## Exercise task
Each line of the material must be repeated precisely, with the pictures left out.

## Material provided
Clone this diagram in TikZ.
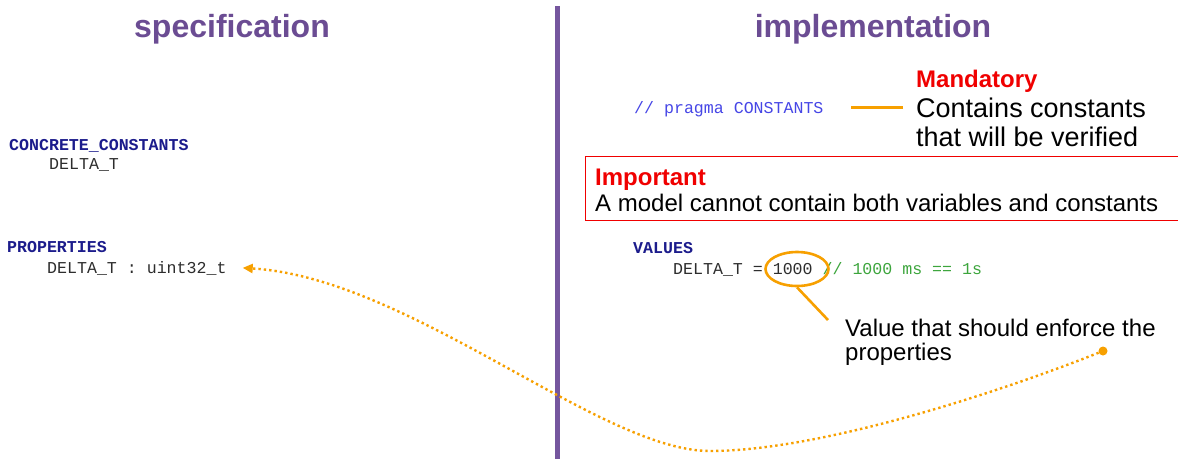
\documentclass[tikz,border=0pt]{standalone}
\usepackage{fontspec}
\setmainfont{Liberation Sans}
\setmonofont{Liberation Mono}
\usetikzlibrary{arrows.meta,shapes.geometric}

\definecolor{titlepurple}{RGB}{107,76,147}
\definecolor{barpurple}{RGB}{117,86,158}
\definecolor{kwnavy}{RGB}{28,28,140}
\definecolor{codegray}{RGB}{45,45,45}
\definecolor{pragmablue}{RGB}{70,70,230}
\definecolor{commgreen}{RGB}{60,165,60}
\definecolor{orng}{RGB}{247,160,0}
\definecolor{alertred}{RGB}{240,0,0}

\tikzset{
	title/.style={anchor=base, inner sep=0pt, text=titlepurple,
		font=\bfseries\fontsize{32}{38}\selectfont},
	code/.style={anchor=base west, inner sep=0pt, text=codegray,
		font=\ttfamily\fontsize{16.6}{20}\selectfont},
	keyword/.style={code, text=kwnavy, font=\ttfamily\bfseries\fontsize{16.6}{20}\selectfont},
	head/.style={anchor=base west, inner sep=0pt, text=alertred,
		font=\bfseries\fontsize{24}{28}\selectfont},
	note/.style={anchor=base west, inner sep=0pt, text=black},
	callout/.style={draw=orng, line width=3pt},
	flow/.style={orng, line width=2.4pt, dash pattern=on 2.4pt off 3pt,
		-{Triangle[length=10pt,width=9pt]}}
}

\begin{document}
\begin{tikzpicture}[x=1pt, y=-1pt]
	\useasboundingbox[fill=white] (0,0) rectangle (1178,459);

	% titles
	\node[title] (spec) at (232,37) {specification};
	\node[title] (impl) at (873,37) {implementation};
	\draw[barpurple, line width=5pt] (557,6) -- (557,459);

	% specification side
	\node[keyword] (cc) at (9,150) {CONCRETE\_CONSTANTS};
	\node[code] (ccd) at (49,169) {DELTA\_T};
	\node[keyword] (props) at (7,252) {PROPERTIES};
	\node[code] (propline) at (47,273) {DELTA\_T : uint32\_t};

	% implementation side
	\node[code, text=pragmablue] (pragma) at (634,113) {// pragma CONSTANTS};
	\node[keyword] (vals) at (633,253) {VALUES};
	\node[code] (valline) at (673,274)
		{DELTA\_T = 1000 \textcolor{commgreen}{// 1000 ms == 1s}};

	% mandatory note
	\node[head] (mand) at (916,87) {Mandatory};
	\node[note, font=\fontsize{27}{30}\selectfont] (contains) at (916,117) {Contains constants};
	\node[note, font=\fontsize{27}{30}\selectfont] (verified) at (916,146) {that will be verified};
	\draw[callout] ([xshift=-13pt]contains.west) -- ++(-52,0);

	% important box
	\draw[alertred, line width=1pt] (585,156) rectangle (1182,220);
	\node[head] (imp) at (595,185) {Important};
	\node[note, font=\fontsize{24}{28}\selectfont] (model) at (595,211)
		{A model cannot contain both variables and constants};

	% value note
	\node[draw=orng, line width=2.6pt, ellipse, minimum width=63pt, minimum height=34pt]
		(ring) at (797,269) {};
	\node[note, font=\fontsize{24}{28}\selectfont] (value) at (845,336) {Value that should enforce the};
	\node[note, font=\fontsize{24}{28}\selectfont] (valuetwo) at (845,360) {properties};
	\coordinate (valtip) at (828,320);
	\draw[callout, line width=2.6pt] (ring.south) -- (valtip);

	% link back to the property
	\node[circle, fill=orng, inner sep=0pt, minimum size=9pt] (dot) at (1103,351) {};
	\coordinate (proptip) at ([xshift=16pt]propline.east);
	\draw[flow] (dot) .. controls (1000,392) and (820,451) .. (710,451)
		.. controls (600,451) and (410,278) .. (proptip);
\end{tikzpicture}
\end{document}
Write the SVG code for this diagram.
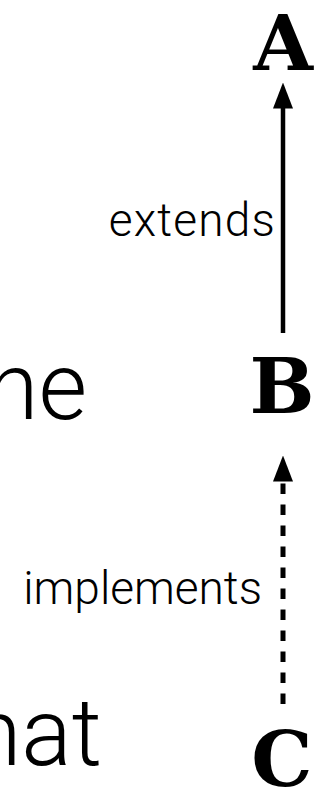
<svg xmlns="http://www.w3.org/2000/svg" width="332" height="789" viewBox="0 0 332 789">
  <style>
    .node { font-family: "DejaVu Serif", "Liberation Serif", serif; font-weight: bold; font-size: 77px; fill: #000; }
    .label { font-family: Roboto, "Liberation Sans", sans-serif; font-weight: 300; font-size: 46px; fill: #000; }
    .wide { letter-spacing: 1.2px; }
    .big { font-family: Roboto, "Liberation Sans", sans-serif; font-weight: 300; font-size: 94px; fill: #000; }
    .edge { stroke: #000; stroke-width: 4.5; fill: none; }
    .dashed { stroke-dasharray: 10.5 10.5; stroke-width: 5; }
  </style>
  <defs>
    <marker id="head" markerUnits="userSpaceOnUse" markerWidth="26" markerHeight="20" viewBox="0 0 26 20" refX="0.5" refY="10" orient="auto">
      <path d="M0,0 L26,10 L0,20 Z" fill="#000"/>
    </marker>
  </defs>
  <rect width="332" height="789" fill="#fff"/>

  <g id="background-text">
    <text class="big" x="87" y="419" text-anchor="end">ne</text>
    <text class="big" x="102" y="765" text-anchor="end">hat</text>
  </g>

  <g id="connectors">
    <line class="edge" x1="283" y1="333" x2="283" y2="108" marker-end="url(#head)"/>
    <text class="label wide" x="276" y="236" text-anchor="end">extends</text>
    <line class="edge dashed" x1="283" y1="704" x2="283" y2="481" marker-end="url(#head)"/>
    <text class="label" x="262" y="604" text-anchor="end">implements</text>
  </g>

  <g id="A"><text class="node" x="283" y="70" text-anchor="middle">A</text></g>
  <g id="B"><text class="node" x="282" y="413" text-anchor="middle">B</text></g>
  <g id="C"><text class="node" x="282" y="786" text-anchor="middle">C</text></g>
</svg>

## Solution to this exercise
Clone this diagram in TikZ.
\documentclass[tikz,border=0pt]{standalone}
\usepackage{fontspec}
\setmainfont{Liberation Sans}
\setmonofont{Liberation Mono}
\usetikzlibrary{arrows.meta,shapes.geometric}

\definecolor{titlepurple}{RGB}{107,76,147}
\definecolor{barpurple}{RGB}{117,86,158}
\definecolor{kwnavy}{RGB}{28,28,140}
\definecolor{codegray}{RGB}{45,45,45}
\definecolor{pragmablue}{RGB}{70,70,230}
\definecolor{commgreen}{RGB}{60,165,60}
\definecolor{orng}{RGB}{247,160,0}
\definecolor{alertred}{RGB}{240,0,0}

\tikzset{
	title/.style={anchor=base, inner sep=0pt, text=titlepurple,
		font=\bfseries\fontsize{32}{38}\selectfont},
	code/.style={anchor=base west, inner sep=0pt, text=codegray,
		font=\ttfamily\fontsize{16.6}{20}\selectfont},
	keyword/.style={code, text=kwnavy, font=\ttfamily\bfseries\fontsize{16.6}{20}\selectfont},
	head/.style={anchor=base west, inner sep=0pt, text=alertred,
		font=\bfseries\fontsize{24}{28}\selectfont},
	note/.style={anchor=base west, inner sep=0pt, text=black},
	callout/.style={draw=orng, line width=3pt},
	flow/.style={orng, line width=2.4pt, dash pattern=on 2.4pt off 3pt,
		-{Triangle[length=10pt,width=9pt]}}
}

\begin{document}
\begin{tikzpicture}[x=1pt, y=-1pt]
	\useasboundingbox[fill=white] (0,0) rectangle (1178,459);

	% titles
	\node[title] (spec) at (232,37) {specification};
	\node[title] (impl) at (873,37) {implementation};
	\draw[barpurple, line width=5pt] (557,6) -- (557,459);

	% specification side
	\node[keyword] (cc) at (9,150) {CONCRETE\_CONSTANTS};
	\node[code] (ccd) at (49,169) {DELTA\_T};
	\node[keyword] (props) at (7,252) {PROPERTIES};
	\node[code] (propline) at (47,273) {DELTA\_T : uint32\_t};

	% implementation side
	\node[code, text=pragmablue] (pragma) at (634,113) {// pragma CONSTANTS};
	\node[keyword] (vals) at (633,253) {VALUES};
	\node[code] (valline) at (673,274)
		{DELTA\_T = 1000 \textcolor{commgreen}{// 1000 ms == 1s}};

	% mandatory note
	\node[head] (mand) at (916,87) {Mandatory};
	\node[note, font=\fontsize{27}{30}\selectfont] (contains) at (916,117) {Contains constants};
	\node[note, font=\fontsize{27}{30}\selectfont] (verified) at (916,146) {that will be verified};
	\draw[callout] ([xshift=-13pt]contains.west) -- ++(-52,0);

	% important box
	\draw[alertred, line width=1pt] (585,156) rectangle (1182,220);
	\node[head] (imp) at (595,185) {Important};
	\node[note, font=\fontsize{24}{28}\selectfont] (model) at (595,211)
		{A model cannot contain both variables and constants};

	% value note
	\node[draw=orng, line width=2.6pt, ellipse, minimum width=63pt, minimum height=34pt]
		(ring) at (797,269) {};
	\node[note, font=\fontsize{24}{28}\selectfont] (value) at (845,336) {Value that should enforce the};
	\node[note, font=\fontsize{24}{28}\selectfont] (valuetwo) at (845,360) {properties};
	\coordinate (valtip) at (828,320);
	\draw[callout, line width=2.6pt] (ring.south) -- (valtip);

	% link back to the property
	\node[circle, fill=orng, inner sep=0pt, minimum size=9pt] (dot) at (1103,351) {};
	\coordinate (proptip) at ([xshift=16pt]propline.east);
	\draw[flow] (dot) .. controls (1000,392) and (820,451) .. (710,451)
		.. controls (600,451) and (410,278) .. (proptip);
\end{tikzpicture}
\end{document}
Write the SVG code for this diagram.
<svg xmlns="http://www.w3.org/2000/svg" width="332" height="789" viewBox="0 0 332 789">
  <style>
    .node { font-family: "DejaVu Serif", "Liberation Serif", serif; font-weight: bold; font-size: 77px; fill: #000; }
    .label { font-family: Roboto, "Liberation Sans", sans-serif; font-weight: 300; font-size: 46px; fill: #000; }
    .wide { letter-spacing: 1.2px; }
    .big { font-family: Roboto, "Liberation Sans", sans-serif; font-weight: 300; font-size: 94px; fill: #000; }
    .edge { stroke: #000; stroke-width: 4.5; fill: none; }
    .dashed { stroke-dasharray: 10.5 10.5; stroke-width: 5; }
  </style>
  <defs>
    <marker id="head" markerUnits="userSpaceOnUse" markerWidth="26" markerHeight="20" viewBox="0 0 26 20" refX="0.5" refY="10" orient="auto">
      <path d="M0,0 L26,10 L0,20 Z" fill="#000"/>
    </marker>
  </defs>
  <rect width="332" height="789" fill="#fff"/>

  <g id="background-text">
    <text class="big" x="87" y="419" text-anchor="end">ne</text>
    <text class="big" x="102" y="765" text-anchor="end">hat</text>
  </g>

  <g id="connectors">
    <line class="edge" x1="283" y1="333" x2="283" y2="108" marker-end="url(#head)"/>
    <text class="label wide" x="276" y="236" text-anchor="end">extends</text>
    <line class="edge dashed" x1="283" y1="704" x2="283" y2="481" marker-end="url(#head)"/>
    <text class="label" x="262" y="604" text-anchor="end">implements</text>
  </g>

  <g id="A"><text class="node" x="283" y="70" text-anchor="middle">A</text></g>
  <g id="B"><text class="node" x="282" y="413" text-anchor="middle">B</text></g>
  <g id="C"><text class="node" x="282" y="786" text-anchor="middle">C</text></g>
</svg>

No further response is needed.